After that, we began hunting for text features. This is, by the way, called Feature Engineering or Feature Selection phase. But then we encountered the first problem: the number of relevant news articles was very low, namely it was just below 7 percent of total sampled data. That’s why we decided to scrape more data from other websites, at the same time covering larger time span, in order to manually build our first set of representative words, which we could later improve.
When we enriched our sample, we began to process it. First, we removed so called stop words which are considered noise. Then we looked at term frequencies and similar measures. Finally, we used our domain knowledge and intuition. We came up with a dictionary of 513 more or less indicative words. This is still very rough, but in the future we plan to optimize the size and content of this set. For those of you that speak Serbian, some of the words are shown on the slide. Notice that we have used only the fixed part of a word that is not changing with tense, gender, case, etc. We used the same technique for the detection of locations in the text, but this is rather primitive and we will soon hopefully incorporate very detailed geocoding using OpenStreetMaps data and a few other python libraries.

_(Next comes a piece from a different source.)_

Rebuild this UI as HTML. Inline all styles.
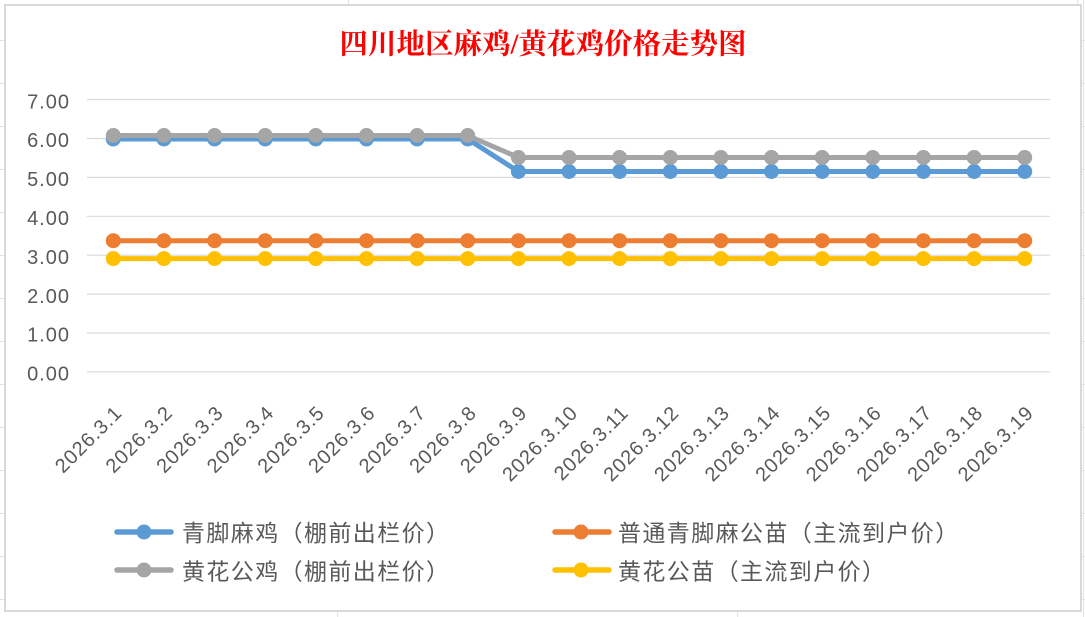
<!DOCTYPE html>
<html><head><meta charset="utf-8"><style>
html,body{margin:0;padding:0;background:#fff;}
body{width:1085px;height:617px;overflow:hidden;}
svg{display:block;}
.yl{font-family:"Liberation Sans","Noto Sans CJK SC",sans-serif;font-size:20px;fill:#595959;letter-spacing:1px;text-anchor:end;}
.xl{font-family:"Liberation Sans","Noto Sans CJK SC",sans-serif;font-size:20px;fill:#595959;letter-spacing:0.9px;text-anchor:end;}
.lg{font-family:"Liberation Sans","Noto Sans CJK SC",sans-serif;font-size:23px;fill:#595959;letter-spacing:1.4px;}
.tt{font-family:"Liberation Serif","Noto Serif CJK SC",serif;font-size:28.5px;fill:#ff0000;font-weight:bold;text-anchor:middle;}
</style></head><body>
<svg width="1085" height="617" viewBox="0 0 1085 617" xmlns="http://www.w3.org/2000/svg">
<g stroke="#e3e3e3" stroke-width="1">
<line x1="0" y1="40.5" x2="4" y2="40.5"/><line x1="0" y1="83.5" x2="4" y2="83.5"/><line x1="0" y1="126.5" x2="4" y2="126.5"/><line x1="0" y1="169.5" x2="4" y2="169.5"/><line x1="0" y1="212.5" x2="4" y2="212.5"/><line x1="0" y1="255.5" x2="4" y2="255.5"/><line x1="0" y1="298.5" x2="4" y2="298.5"/><line x1="0" y1="341.5" x2="4" y2="341.5"/><line x1="0" y1="384.5" x2="4" y2="384.5"/><line x1="0" y1="427.5" x2="4" y2="427.5"/><line x1="0" y1="470.5" x2="4" y2="470.5"/><line x1="0" y1="513.5" x2="4" y2="513.5"/><line x1="0" y1="556.5" x2="4" y2="556.5"/><line x1="0" y1="599.5" x2="4" y2="599.5"/>
<line x1="1082" y1="40.5" x2="1085" y2="40.5"/><line x1="1082" y1="83.5" x2="1085" y2="83.5"/><line x1="1082" y1="126.5" x2="1085" y2="126.5"/><line x1="1082" y1="169.5" x2="1085" y2="169.5"/><line x1="1082" y1="212.5" x2="1085" y2="212.5"/><line x1="1082" y1="255.5" x2="1085" y2="255.5"/><line x1="1082" y1="298.5" x2="1085" y2="298.5"/><line x1="1082" y1="341.5" x2="1085" y2="341.5"/><line x1="1082" y1="384.5" x2="1085" y2="384.5"/><line x1="1082" y1="427.5" x2="1085" y2="427.5"/><line x1="1082" y1="470.5" x2="1085" y2="470.5"/><line x1="1082" y1="513.5" x2="1085" y2="513.5"/><line x1="1082" y1="556.5" x2="1085" y2="556.5"/><line x1="1082" y1="599.5" x2="1085" y2="599.5"/>
<line x1="348.5" y1="0" x2="348.5" y2="4"/><line x1="1077.5" y1="0" x2="1077.5" y2="4"/>
<line x1="337.5" y1="612" x2="337.5" y2="617"/><line x1="737.5" y1="612" x2="737.5" y2="617"/>
<line x1="1083.5" y1="0" x2="1083.5" y2="617"/>
</g>
<rect x="5" y="5" width="1076" height="606" fill="#fff" stroke="#d9d9d9" stroke-width="2"/>
<text class="tt" x="543" y="53.5">四川地区麻鸡/黄花鸡价格走势图</text>
<g stroke="#d9d9d9" stroke-width="1.2">
<line x1="87" y1="99.5" x2="1050" y2="99.5"/>
<line x1="87" y1="138.5" x2="1050" y2="138.5"/>
<line x1="87" y1="177.4" x2="1050" y2="177.4"/>
<line x1="87" y1="216.3" x2="1050" y2="216.3"/>
<line x1="87" y1="255.2" x2="1050" y2="255.2"/>
<line x1="87" y1="294.1" x2="1050" y2="294.1"/>
<line x1="87" y1="333" x2="1050" y2="333"/>
<line x1="87" y1="371.8" x2="1050" y2="371.8"/>
</g>
<text class="yl" x="70" y="108.3">7.00</text>
<text class="yl" x="70" y="147.2">6.00</text>
<text class="yl" x="70" y="186.1">5.00</text>
<text class="yl" x="70" y="225">4.00</text>
<text class="yl" x="70" y="263.9">3.00</text>
<text class="yl" x="70" y="302.8">2.00</text>
<text class="yl" x="70" y="341.7">1.00</text>
<text class="yl" x="70" y="380.5">0.00</text>
<g>
<text class="xl" transform="translate(123.3,414) rotate(-45)">2026.3.1</text>
<text class="xl" transform="translate(173.9,414) rotate(-45)">2026.3.2</text>
<text class="xl" transform="translate(224.6,414) rotate(-45)">2026.3.3</text>
<text class="xl" transform="translate(275.2,414) rotate(-45)">2026.3.4</text>
<text class="xl" transform="translate(325.8,414) rotate(-45)">2026.3.5</text>
<text class="xl" transform="translate(376.5,414) rotate(-45)">2026.3.6</text>
<text class="xl" transform="translate(427.1,414) rotate(-45)">2026.3.7</text>
<text class="xl" transform="translate(477.7,414) rotate(-45)">2026.3.8</text>
<text class="xl" transform="translate(528.4,414) rotate(-45)">2026.3.9</text>
<text class="xl" transform="translate(579,414) rotate(-45)">2026.3.10</text>
<text class="xl" transform="translate(629.6,414) rotate(-45)">2026.3.11</text>
<text class="xl" transform="translate(680.3,414) rotate(-45)">2026.3.12</text>
<text class="xl" transform="translate(730.9,414) rotate(-45)">2026.3.13</text>
<text class="xl" transform="translate(781.5,414) rotate(-45)">2026.3.14</text>
<text class="xl" transform="translate(832.2,414) rotate(-45)">2026.3.15</text>
<text class="xl" transform="translate(882.8,414) rotate(-45)">2026.3.16</text>
<text class="xl" transform="translate(933.4,414) rotate(-45)">2026.3.17</text>
<text class="xl" transform="translate(984.1,414) rotate(-45)">2026.3.18</text>
<text class="xl" transform="translate(1034.7,414) rotate(-45)">2026.3.19</text>
</g>
<g fill="#5B9BD5">
<polyline fill="none" stroke="#5B9BD5" stroke-width="5" stroke-linejoin="round" stroke-linecap="round" points="113.3,139 163.9,139 214.6,139 265.2,139 315.8,139 366.5,139 417.1,139 467.7,139 518.4,171.5 569,171.5 619.6,171.5 670.3,171.5 720.9,171.5 771.5,171.5 822.2,171.5 872.8,171.5 923.4,171.5 974.1,171.5 1024.7,171.5"/>
<circle cx="113.3" cy="139" r="7.5"/><circle cx="163.9" cy="139" r="7.5"/><circle cx="214.6" cy="139" r="7.5"/><circle cx="265.2" cy="139" r="7.5"/><circle cx="315.8" cy="139" r="7.5"/><circle cx="366.5" cy="139" r="7.5"/><circle cx="417.1" cy="139" r="7.5"/><circle cx="467.7" cy="139" r="7.5"/><circle cx="518.4" cy="171.5" r="7.5"/><circle cx="569" cy="171.5" r="7.5"/><circle cx="619.6" cy="171.5" r="7.5"/><circle cx="670.3" cy="171.5" r="7.5"/><circle cx="720.9" cy="171.5" r="7.5"/><circle cx="771.5" cy="171.5" r="7.5"/><circle cx="822.2" cy="171.5" r="7.5"/><circle cx="872.8" cy="171.5" r="7.5"/><circle cx="923.4" cy="171.5" r="7.5"/><circle cx="974.1" cy="171.5" r="7.5"/><circle cx="1024.7" cy="171.5" r="7.5"/>
</g>
<g fill="#ED7D31">
<polyline fill="none" stroke="#ED7D31" stroke-width="5" stroke-linejoin="round" stroke-linecap="round" points="113.3,240.7 1024.7,240.7"/>
<circle cx="113.3" cy="240.7" r="7.5"/><circle cx="163.9" cy="240.7" r="7.5"/><circle cx="214.6" cy="240.7" r="7.5"/><circle cx="265.2" cy="240.7" r="7.5"/><circle cx="315.8" cy="240.7" r="7.5"/><circle cx="366.5" cy="240.7" r="7.5"/><circle cx="417.1" cy="240.7" r="7.5"/><circle cx="467.7" cy="240.7" r="7.5"/><circle cx="518.4" cy="240.7" r="7.5"/><circle cx="569" cy="240.7" r="7.5"/><circle cx="619.6" cy="240.7" r="7.5"/><circle cx="670.3" cy="240.7" r="7.5"/><circle cx="720.9" cy="240.7" r="7.5"/><circle cx="771.5" cy="240.7" r="7.5"/><circle cx="822.2" cy="240.7" r="7.5"/><circle cx="872.8" cy="240.7" r="7.5"/><circle cx="923.4" cy="240.7" r="7.5"/><circle cx="974.1" cy="240.7" r="7.5"/><circle cx="1024.7" cy="240.7" r="7.5"/>
</g>
<g fill="#A5A5A5">
<polyline fill="none" stroke="#A5A5A5" stroke-width="5" stroke-linejoin="round" stroke-linecap="round" points="113.3,135.5 163.9,135.5 214.6,135.5 265.2,135.5 315.8,135.5 366.5,135.5 417.1,135.5 467.7,135.5 518.4,157.5 569,157.5 619.6,157.5 670.3,157.5 720.9,157.5 771.5,157.5 822.2,157.5 872.8,157.5 923.4,157.5 974.1,157.5 1024.7,157.5"/>
<circle cx="113.3" cy="135.5" r="7.5"/><circle cx="163.9" cy="135.5" r="7.5"/><circle cx="214.6" cy="135.5" r="7.5"/><circle cx="265.2" cy="135.5" r="7.5"/><circle cx="315.8" cy="135.5" r="7.5"/><circle cx="366.5" cy="135.5" r="7.5"/><circle cx="417.1" cy="135.5" r="7.5"/><circle cx="467.7" cy="135.5" r="7.5"/><circle cx="518.4" cy="157.5" r="7.5"/><circle cx="569" cy="157.5" r="7.5"/><circle cx="619.6" cy="157.5" r="7.5"/><circle cx="670.3" cy="157.5" r="7.5"/><circle cx="720.9" cy="157.5" r="7.5"/><circle cx="771.5" cy="157.5" r="7.5"/><circle cx="822.2" cy="157.5" r="7.5"/><circle cx="872.8" cy="157.5" r="7.5"/><circle cx="923.4" cy="157.5" r="7.5"/><circle cx="974.1" cy="157.5" r="7.5"/><circle cx="1024.7" cy="157.5" r="7.5"/>
</g>
<g fill="#FFC000">
<polyline fill="none" stroke="#FFC000" stroke-width="5" stroke-linejoin="round" stroke-linecap="round" points="113.3,258.6 1024.7,258.6"/>
<circle cx="113.3" cy="258.6" r="7.5"/><circle cx="163.9" cy="258.6" r="7.5"/><circle cx="214.6" cy="258.6" r="7.5"/><circle cx="265.2" cy="258.6" r="7.5"/><circle cx="315.8" cy="258.6" r="7.5"/><circle cx="366.5" cy="258.6" r="7.5"/><circle cx="417.1" cy="258.6" r="7.5"/><circle cx="467.7" cy="258.6" r="7.5"/><circle cx="518.4" cy="258.6" r="7.5"/><circle cx="569" cy="258.6" r="7.5"/><circle cx="619.6" cy="258.6" r="7.5"/><circle cx="670.3" cy="258.6" r="7.5"/><circle cx="720.9" cy="258.6" r="7.5"/><circle cx="771.5" cy="258.6" r="7.5"/><circle cx="822.2" cy="258.6" r="7.5"/><circle cx="872.8" cy="258.6" r="7.5"/><circle cx="923.4" cy="258.6" r="7.5"/><circle cx="974.1" cy="258.6" r="7.5"/><circle cx="1024.7" cy="258.6" r="7.5"/>
</g>
<g stroke-width="5.5" stroke-linecap="round">
<line x1="117" y1="532" x2="171" y2="532" stroke="#5B9BD5"/>
<line x1="117" y1="570" x2="171" y2="570" stroke="#A5A5A5"/>
<line x1="555" y1="532" x2="609" y2="532" stroke="#ED7D31"/>
<line x1="555" y1="570" x2="609" y2="570" stroke="#FFC000"/>
</g>
<circle cx="144" cy="532" r="7.5" fill="#5B9BD5"/>
<circle cx="144" cy="570" r="7.5" fill="#A5A5A5"/>
<circle cx="581" cy="532" r="7.5" fill="#ED7D31"/>
<circle cx="581" cy="570" r="7.5" fill="#FFC000"/>
<text class="lg" x="182" y="541">青脚麻鸡（棚前出栏价）</text>
<text class="lg" x="182" y="579.5">黄花公鸡（棚前出栏价）</text>
<text class="lg" x="618" y="541">普通青脚麻公苗（主流到户价）</text>
<text class="lg" x="618" y="579.5">黄花公苗（主流到户价）</text>
</svg>
</body></html>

Then we developed a rudimentary scoring function just as a proof of concept. The algorithm of the scoring function was very basic: if a significant word is found, raise relevance score of the article for a certain amount. We then scored two groups of 200 articles from Crime and Non-Crime class that we earlier manually classified. We compared the mean score of these groups of articles to check if the scores are informative and usable for decision boundary setting. It turned out that there is a notable difference in Crime class mean score in comparison with Non-Crime mean score, but there also was some overlap. Namely, Crime class mean relevance score was 14.05 points with the standard deviation of 5.11 points, while Non-Crime class relevance mean was 8.7, with the standard deviation of 3.54.
Based on these results, we wanted to see what would happen if we say that it’s safe to classify an article with the score equal or larger than 14.05 as a crime event, just as any article with the score below 3.54 as non-crime event. In that case, the area of reduced certainty was between these two means, and we split this range with our decision boundary exactly in the middle with the value of 10.98.
With this settings, our primitive and certainly to some extent overfitted testing classifier was able to correctly classify 72.5% of cases from our sample corpus. We have also noticed that the significant number of our false-positive results were either short crime texts, since there are fewer words to score so the overall score cannot be sufficiently large to pass the decision boundary, or cases of emergency situations and traffic accidents which were described with a lot of shared terms as violent attacks. So, we could say that this is a kind of proof-of-concept achievement and in the future iterations we plan to significantly improve our model.